You can now proxy and cache binaries, scripts, and other assets directly from GitHub Releases into Cloudsmith. This integration allows you to treat GitHub-hosted assets as a managed part of your internal software supply chain, rather than an external dependency.
Why this matters
High availability: Cloudsmith caches assets upon the first request.

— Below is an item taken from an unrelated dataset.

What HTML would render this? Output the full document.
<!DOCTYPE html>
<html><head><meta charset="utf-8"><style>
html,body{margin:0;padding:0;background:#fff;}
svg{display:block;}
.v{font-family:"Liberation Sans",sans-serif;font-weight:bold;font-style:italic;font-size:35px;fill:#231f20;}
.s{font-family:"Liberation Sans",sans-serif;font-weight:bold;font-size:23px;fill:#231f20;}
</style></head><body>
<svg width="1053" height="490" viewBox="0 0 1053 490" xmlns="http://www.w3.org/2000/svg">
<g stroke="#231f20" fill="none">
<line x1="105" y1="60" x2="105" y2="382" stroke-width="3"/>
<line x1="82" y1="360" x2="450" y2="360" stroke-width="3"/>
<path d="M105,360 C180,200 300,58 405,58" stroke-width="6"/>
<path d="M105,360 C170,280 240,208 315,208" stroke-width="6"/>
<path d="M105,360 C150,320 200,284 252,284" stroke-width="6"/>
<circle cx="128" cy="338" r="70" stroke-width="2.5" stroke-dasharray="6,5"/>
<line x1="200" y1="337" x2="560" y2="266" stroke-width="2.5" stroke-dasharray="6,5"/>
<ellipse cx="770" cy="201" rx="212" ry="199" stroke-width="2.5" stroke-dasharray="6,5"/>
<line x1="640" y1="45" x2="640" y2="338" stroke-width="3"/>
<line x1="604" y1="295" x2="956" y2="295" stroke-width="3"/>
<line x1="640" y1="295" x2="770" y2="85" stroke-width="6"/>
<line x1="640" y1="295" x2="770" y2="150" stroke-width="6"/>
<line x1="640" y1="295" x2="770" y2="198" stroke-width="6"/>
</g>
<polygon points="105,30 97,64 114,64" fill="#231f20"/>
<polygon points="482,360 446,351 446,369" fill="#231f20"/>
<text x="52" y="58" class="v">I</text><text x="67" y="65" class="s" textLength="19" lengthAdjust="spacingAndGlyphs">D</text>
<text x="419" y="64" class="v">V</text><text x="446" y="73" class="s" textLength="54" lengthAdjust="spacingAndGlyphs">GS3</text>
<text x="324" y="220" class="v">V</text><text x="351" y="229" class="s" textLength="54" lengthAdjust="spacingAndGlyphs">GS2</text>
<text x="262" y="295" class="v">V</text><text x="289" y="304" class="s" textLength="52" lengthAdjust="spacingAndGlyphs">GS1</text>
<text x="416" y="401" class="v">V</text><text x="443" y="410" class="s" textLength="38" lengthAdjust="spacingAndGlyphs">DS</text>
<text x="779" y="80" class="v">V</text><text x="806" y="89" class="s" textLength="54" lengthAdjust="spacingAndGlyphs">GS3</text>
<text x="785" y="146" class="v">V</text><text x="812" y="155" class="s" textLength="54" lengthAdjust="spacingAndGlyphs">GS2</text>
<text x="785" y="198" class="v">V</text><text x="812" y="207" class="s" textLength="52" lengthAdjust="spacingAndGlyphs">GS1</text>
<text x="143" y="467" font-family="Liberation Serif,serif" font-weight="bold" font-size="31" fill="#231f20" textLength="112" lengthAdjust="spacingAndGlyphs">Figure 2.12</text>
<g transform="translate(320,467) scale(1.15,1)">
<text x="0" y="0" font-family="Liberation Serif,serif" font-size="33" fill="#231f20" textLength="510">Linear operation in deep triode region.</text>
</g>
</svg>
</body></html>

Your binaries remain available even if the source GitHub repository is deleted, is made private, or suffers an outage.
Rate limit management: Serving repeated requests from the Cloudsmith cache preserves your GitHub API quota and prevents CI/CD failures due to "403 Forbidden" errors from GitHub.
Governance & visibility: Centralizing access ensures teams download only approved, trusted versions of third-party assets via a single internal URL.
How it works
Cloudsmith utilizes the GitHub REST API to retrieve structured release data and assets, ensuring reliability without relying on complex HTML parsing.
When a file is requested through Cloudsmith, the platform will:
Proxy the call to the corresponding GitHub Release API.
Retrieve the file from GitHub.
Serve and cache the file for all future requests.
Note: Because GitHub organizes releases by namespace (user/org) and repository, you will typically configure a separate Cloudsmith upstream for each GitHub repository.
Rate limits and authentication
To ensure a reliable experience and prevent performance bottlenecks, upstreams configured to GitHub Releases require an authentication token. GitHub limits unauthenticated API requests to just 60 per hour per IP address. By providing a GitHub token, you leverage GitHub’s authenticated rate limit of 5,000 requests per hour, ensuring your pipelines remain stable and performant.